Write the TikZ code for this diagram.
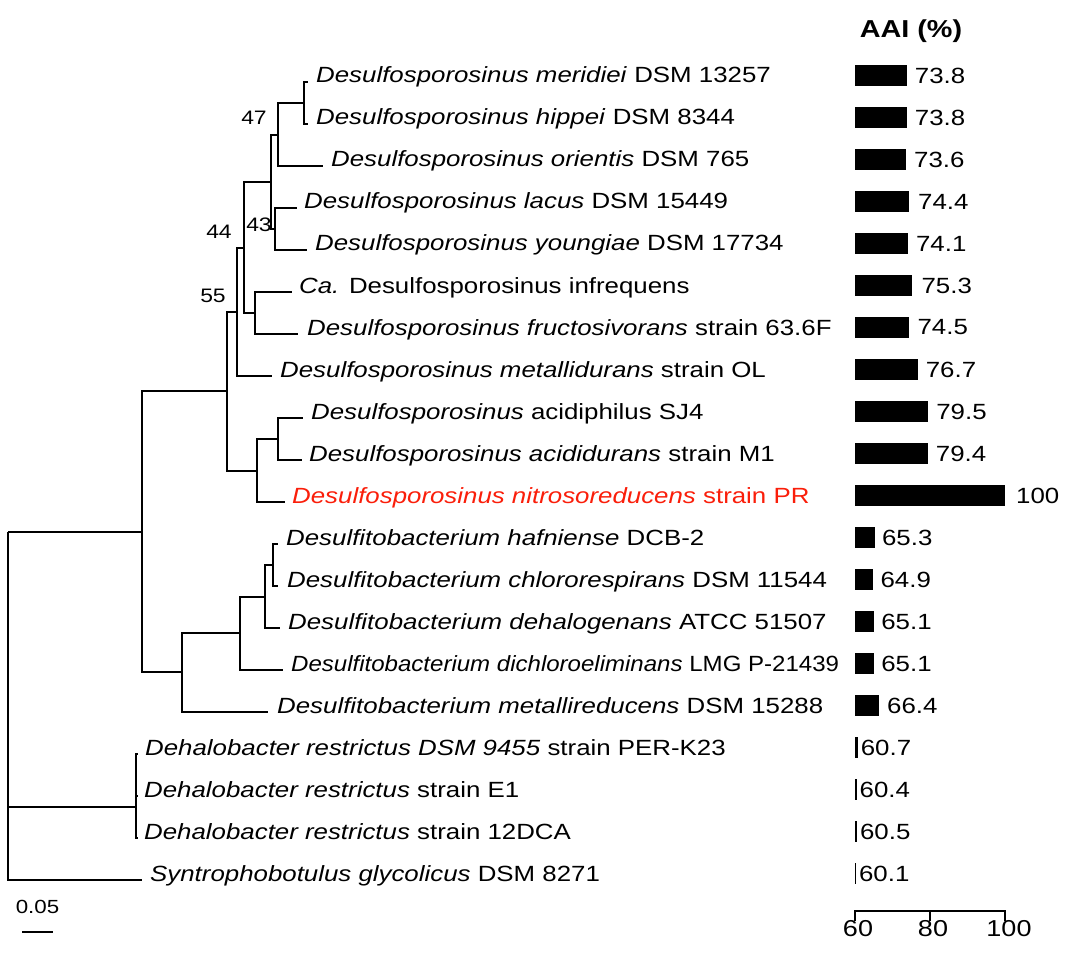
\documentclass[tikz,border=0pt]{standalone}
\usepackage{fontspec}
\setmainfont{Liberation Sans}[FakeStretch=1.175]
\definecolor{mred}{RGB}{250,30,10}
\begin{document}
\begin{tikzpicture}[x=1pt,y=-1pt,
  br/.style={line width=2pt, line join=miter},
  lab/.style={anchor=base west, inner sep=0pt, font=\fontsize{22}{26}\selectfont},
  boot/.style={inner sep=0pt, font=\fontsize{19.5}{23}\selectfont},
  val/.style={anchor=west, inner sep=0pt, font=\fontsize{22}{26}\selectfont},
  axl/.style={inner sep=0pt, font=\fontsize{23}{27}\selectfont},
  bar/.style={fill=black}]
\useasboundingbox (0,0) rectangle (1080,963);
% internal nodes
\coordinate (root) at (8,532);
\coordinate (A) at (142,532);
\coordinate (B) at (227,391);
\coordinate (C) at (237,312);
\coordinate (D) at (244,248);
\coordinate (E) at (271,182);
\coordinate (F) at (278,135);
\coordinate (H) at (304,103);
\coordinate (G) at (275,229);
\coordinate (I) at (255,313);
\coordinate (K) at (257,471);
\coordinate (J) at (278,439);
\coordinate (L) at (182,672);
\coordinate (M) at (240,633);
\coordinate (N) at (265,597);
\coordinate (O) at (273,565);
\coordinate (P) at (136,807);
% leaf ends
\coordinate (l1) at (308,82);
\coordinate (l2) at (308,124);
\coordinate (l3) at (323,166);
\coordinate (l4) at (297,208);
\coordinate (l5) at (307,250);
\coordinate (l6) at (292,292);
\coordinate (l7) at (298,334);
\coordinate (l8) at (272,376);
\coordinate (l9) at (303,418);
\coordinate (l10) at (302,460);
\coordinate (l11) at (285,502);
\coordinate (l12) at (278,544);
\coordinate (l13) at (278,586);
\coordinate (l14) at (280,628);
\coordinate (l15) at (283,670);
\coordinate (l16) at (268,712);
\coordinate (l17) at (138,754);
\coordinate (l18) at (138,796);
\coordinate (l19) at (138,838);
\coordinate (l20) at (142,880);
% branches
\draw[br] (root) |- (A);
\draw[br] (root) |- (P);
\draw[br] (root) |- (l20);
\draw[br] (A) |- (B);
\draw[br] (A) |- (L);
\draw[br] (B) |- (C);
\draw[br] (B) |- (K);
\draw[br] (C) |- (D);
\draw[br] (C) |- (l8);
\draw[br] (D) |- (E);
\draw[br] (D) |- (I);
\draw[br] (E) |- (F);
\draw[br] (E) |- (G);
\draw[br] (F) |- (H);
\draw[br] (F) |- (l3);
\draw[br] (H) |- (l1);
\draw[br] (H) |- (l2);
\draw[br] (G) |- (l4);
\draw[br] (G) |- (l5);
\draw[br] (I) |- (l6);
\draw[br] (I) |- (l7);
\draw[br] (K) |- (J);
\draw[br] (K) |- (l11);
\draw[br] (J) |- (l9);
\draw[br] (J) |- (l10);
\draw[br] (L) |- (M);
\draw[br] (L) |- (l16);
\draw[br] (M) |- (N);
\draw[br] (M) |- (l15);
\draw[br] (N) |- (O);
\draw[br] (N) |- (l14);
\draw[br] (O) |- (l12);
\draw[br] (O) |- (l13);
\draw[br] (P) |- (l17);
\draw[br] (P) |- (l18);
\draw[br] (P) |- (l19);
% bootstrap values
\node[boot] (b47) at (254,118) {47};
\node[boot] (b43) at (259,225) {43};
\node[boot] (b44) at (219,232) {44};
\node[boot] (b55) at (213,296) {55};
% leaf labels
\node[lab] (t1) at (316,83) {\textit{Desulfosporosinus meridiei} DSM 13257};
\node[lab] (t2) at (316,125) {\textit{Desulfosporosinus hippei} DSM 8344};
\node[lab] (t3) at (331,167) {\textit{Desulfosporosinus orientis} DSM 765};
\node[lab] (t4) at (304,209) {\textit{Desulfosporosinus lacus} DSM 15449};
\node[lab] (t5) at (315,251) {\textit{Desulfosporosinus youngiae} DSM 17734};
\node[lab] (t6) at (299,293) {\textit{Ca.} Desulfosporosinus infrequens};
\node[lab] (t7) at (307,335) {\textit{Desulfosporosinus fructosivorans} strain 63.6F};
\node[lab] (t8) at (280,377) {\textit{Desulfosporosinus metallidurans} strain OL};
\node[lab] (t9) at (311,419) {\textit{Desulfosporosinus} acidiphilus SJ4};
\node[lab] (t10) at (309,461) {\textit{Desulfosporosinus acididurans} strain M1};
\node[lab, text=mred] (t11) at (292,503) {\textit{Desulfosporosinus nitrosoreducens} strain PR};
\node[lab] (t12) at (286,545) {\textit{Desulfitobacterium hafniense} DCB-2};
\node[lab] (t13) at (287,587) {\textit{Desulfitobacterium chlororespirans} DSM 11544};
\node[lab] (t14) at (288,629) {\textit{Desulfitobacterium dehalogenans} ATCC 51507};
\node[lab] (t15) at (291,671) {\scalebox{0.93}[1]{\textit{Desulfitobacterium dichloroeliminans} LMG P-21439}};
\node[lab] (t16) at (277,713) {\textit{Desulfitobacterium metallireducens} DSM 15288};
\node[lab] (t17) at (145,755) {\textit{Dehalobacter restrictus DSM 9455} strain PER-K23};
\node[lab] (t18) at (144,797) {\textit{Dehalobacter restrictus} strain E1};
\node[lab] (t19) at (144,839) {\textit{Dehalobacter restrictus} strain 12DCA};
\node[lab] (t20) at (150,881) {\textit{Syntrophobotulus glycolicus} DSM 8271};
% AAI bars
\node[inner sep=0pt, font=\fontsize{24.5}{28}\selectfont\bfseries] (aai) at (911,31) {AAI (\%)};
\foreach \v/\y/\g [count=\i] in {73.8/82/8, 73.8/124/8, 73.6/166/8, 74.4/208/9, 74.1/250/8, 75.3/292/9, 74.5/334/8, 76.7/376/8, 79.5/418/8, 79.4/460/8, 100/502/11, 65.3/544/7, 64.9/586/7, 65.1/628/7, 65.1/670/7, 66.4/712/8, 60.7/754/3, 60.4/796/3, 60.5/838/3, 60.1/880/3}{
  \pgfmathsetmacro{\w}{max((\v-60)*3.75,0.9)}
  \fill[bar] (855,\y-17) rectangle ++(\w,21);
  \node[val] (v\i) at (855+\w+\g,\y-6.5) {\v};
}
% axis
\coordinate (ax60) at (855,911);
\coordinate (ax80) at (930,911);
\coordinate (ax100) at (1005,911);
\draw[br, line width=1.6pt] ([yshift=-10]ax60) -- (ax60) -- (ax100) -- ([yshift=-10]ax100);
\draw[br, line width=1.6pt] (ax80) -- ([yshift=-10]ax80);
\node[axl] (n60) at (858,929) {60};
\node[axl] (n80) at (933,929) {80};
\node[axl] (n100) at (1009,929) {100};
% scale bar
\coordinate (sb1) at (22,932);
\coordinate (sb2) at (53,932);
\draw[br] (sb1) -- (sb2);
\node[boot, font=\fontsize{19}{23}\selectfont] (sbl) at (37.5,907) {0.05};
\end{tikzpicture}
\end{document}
——————
WHAT IS REQUIRED - Transcribe the full listing character for character. Pictures are excluded.

CORRECT ANSWER -
Write the TikZ code for this diagram.
\documentclass[tikz,border=0pt]{standalone}
\usepackage{fontspec}
\setmainfont{Liberation Sans}[FakeStretch=1.175]
\definecolor{mred}{RGB}{250,30,10}
\begin{document}
\begin{tikzpicture}[x=1pt,y=-1pt,
  br/.style={line width=2pt, line join=miter},
  lab/.style={anchor=base west, inner sep=0pt, font=\fontsize{22}{26}\selectfont},
  boot/.style={inner sep=0pt, font=\fontsize{19.5}{23}\selectfont},
  val/.style={anchor=west, inner sep=0pt, font=\fontsize{22}{26}\selectfont},
  axl/.style={inner sep=0pt, font=\fontsize{23}{27}\selectfont},
  bar/.style={fill=black}]
\useasboundingbox (0,0) rectangle (1080,963);
% internal nodes
\coordinate (root) at (8,532);
\coordinate (A) at (142,532);
\coordinate (B) at (227,391);
\coordinate (C) at (237,312);
\coordinate (D) at (244,248);
\coordinate (E) at (271,182);
\coordinate (F) at (278,135);
\coordinate (H) at (304,103);
\coordinate (G) at (275,229);
\coordinate (I) at (255,313);
\coordinate (K) at (257,471);
\coordinate (J) at (278,439);
\coordinate (L) at (182,672);
\coordinate (M) at (240,633);
\coordinate (N) at (265,597);
\coordinate (O) at (273,565);
\coordinate (P) at (136,807);
% leaf ends
\coordinate (l1) at (308,82);
\coordinate (l2) at (308,124);
\coordinate (l3) at (323,166);
\coordinate (l4) at (297,208);
\coordinate (l5) at (307,250);
\coordinate (l6) at (292,292);
\coordinate (l7) at (298,334);
\coordinate (l8) at (272,376);
\coordinate (l9) at (303,418);
\coordinate (l10) at (302,460);
\coordinate (l11) at (285,502);
\coordinate (l12) at (278,544);
\coordinate (l13) at (278,586);
\coordinate (l14) at (280,628);
\coordinate (l15) at (283,670);
\coordinate (l16) at (268,712);
\coordinate (l17) at (138,754);
\coordinate (l18) at (138,796);
\coordinate (l19) at (138,838);
\coordinate (l20) at (142,880);
% branches
\draw[br] (root) |- (A);
\draw[br] (root) |- (P);
\draw[br] (root) |- (l20);
\draw[br] (A) |- (B);
\draw[br] (A) |- (L);
\draw[br] (B) |- (C);
\draw[br] (B) |- (K);
\draw[br] (C) |- (D);
\draw[br] (C) |- (l8);
\draw[br] (D) |- (E);
\draw[br] (D) |- (I);
\draw[br] (E) |- (F);
\draw[br] (E) |- (G);
\draw[br] (F) |- (H);
\draw[br] (F) |- (l3);
\draw[br] (H) |- (l1);
\draw[br] (H) |- (l2);
\draw[br] (G) |- (l4);
\draw[br] (G) |- (l5);
\draw[br] (I) |- (l6);
\draw[br] (I) |- (l7);
\draw[br] (K) |- (J);
\draw[br] (K) |- (l11);
\draw[br] (J) |- (l9);
\draw[br] (J) |- (l10);
\draw[br] (L) |- (M);
\draw[br] (L) |- (l16);
\draw[br] (M) |- (N);
\draw[br] (M) |- (l15);
\draw[br] (N) |- (O);
\draw[br] (N) |- (l14);
\draw[br] (O) |- (l12);
\draw[br] (O) |- (l13);
\draw[br] (P) |- (l17);
\draw[br] (P) |- (l18);
\draw[br] (P) |- (l19);
% bootstrap values
\node[boot] (b47) at (254,118) {47};
\node[boot] (b43) at (259,225) {43};
\node[boot] (b44) at (219,232) {44};
\node[boot] (b55) at (213,296) {55};
% leaf labels
\node[lab] (t1) at (316,83) {\textit{Desulfosporosinus meridiei} DSM 13257};
\node[lab] (t2) at (316,125) {\textit{Desulfosporosinus hippei} DSM 8344};
\node[lab] (t3) at (331,167) {\textit{Desulfosporosinus orientis} DSM 765};
\node[lab] (t4) at (304,209) {\textit{Desulfosporosinus lacus} DSM 15449};
\node[lab] (t5) at (315,251) {\textit{Desulfosporosinus youngiae} DSM 17734};
\node[lab] (t6) at (299,293) {\textit{Ca.} Desulfosporosinus infrequens};
\node[lab] (t7) at (307,335) {\textit{Desulfosporosinus fructosivorans} strain 63.6F};
\node[lab] (t8) at (280,377) {\textit{Desulfosporosinus metallidurans} strain OL};
\node[lab] (t9) at (311,419) {\textit{Desulfosporosinus} acidiphilus SJ4};
\node[lab] (t10) at (309,461) {\textit{Desulfosporosinus acididurans} strain M1};
\node[lab, text=mred] (t11) at (292,503) {\textit{Desulfosporosinus nitrosoreducens} strain PR};
\node[lab] (t12) at (286,545) {\textit{Desulfitobacterium hafniense} DCB-2};
\node[lab] (t13) at (287,587) {\textit{Desulfitobacterium chlororespirans} DSM 11544};
\node[lab] (t14) at (288,629) {\textit{Desulfitobacterium dehalogenans} ATCC 51507};
\node[lab] (t15) at (291,671) {\scalebox{0.93}[1]{\textit{Desulfitobacterium dichloroeliminans} LMG P-21439}};
\node[lab] (t16) at (277,713) {\textit{Desulfitobacterium metallireducens} DSM 15288};
\node[lab] (t17) at (145,755) {\textit{Dehalobacter restrictus DSM 9455} strain PER-K23};
\node[lab] (t18) at (144,797) {\textit{Dehalobacter restrictus} strain E1};
\node[lab] (t19) at (144,839) {\textit{Dehalobacter restrictus} strain 12DCA};
\node[lab] (t20) at (150,881) {\textit{Syntrophobotulus glycolicus} DSM 8271};
% AAI bars
\node[inner sep=0pt, font=\fontsize{24.5}{28}\selectfont\bfseries] (aai) at (911,31) {AAI (\%)};
\foreach \v/\y/\g [count=\i] in {73.8/82/8, 73.8/124/8, 73.6/166/8, 74.4/208/9, 74.1/250/8, 75.3/292/9, 74.5/334/8, 76.7/376/8, 79.5/418/8, 79.4/460/8, 100/502/11, 65.3/544/7, 64.9/586/7, 65.1/628/7, 65.1/670/7, 66.4/712/8, 60.7/754/3, 60.4/796/3, 60.5/838/3, 60.1/880/3}{
  \pgfmathsetmacro{\w}{max((\v-60)*3.75,0.9)}
  \fill[bar] (855,\y-17) rectangle ++(\w,21);
  \node[val] (v\i) at (855+\w+\g,\y-6.5) {\v};
}
% axis
\coordinate (ax60) at (855,911);
\coordinate (ax80) at (930,911);
\coordinate (ax100) at (1005,911);
\draw[br, line width=1.6pt] ([yshift=-10]ax60) -- (ax60) -- (ax100) -- ([yshift=-10]ax100);
\draw[br, line width=1.6pt] (ax80) -- ([yshift=-10]ax80);
\node[axl] (n60) at (858,929) {60};
\node[axl] (n80) at (933,929) {80};
\node[axl] (n100) at (1009,929) {100};
% scale bar
\coordinate (sb1) at (22,932);
\coordinate (sb2) at (53,932);
\draw[br] (sb1) -- (sb2);
\node[boot, font=\fontsize{19}{23}\selectfont] (sbl) at (37.5,907) {0.05};
\end{tikzpicture}
\end{document}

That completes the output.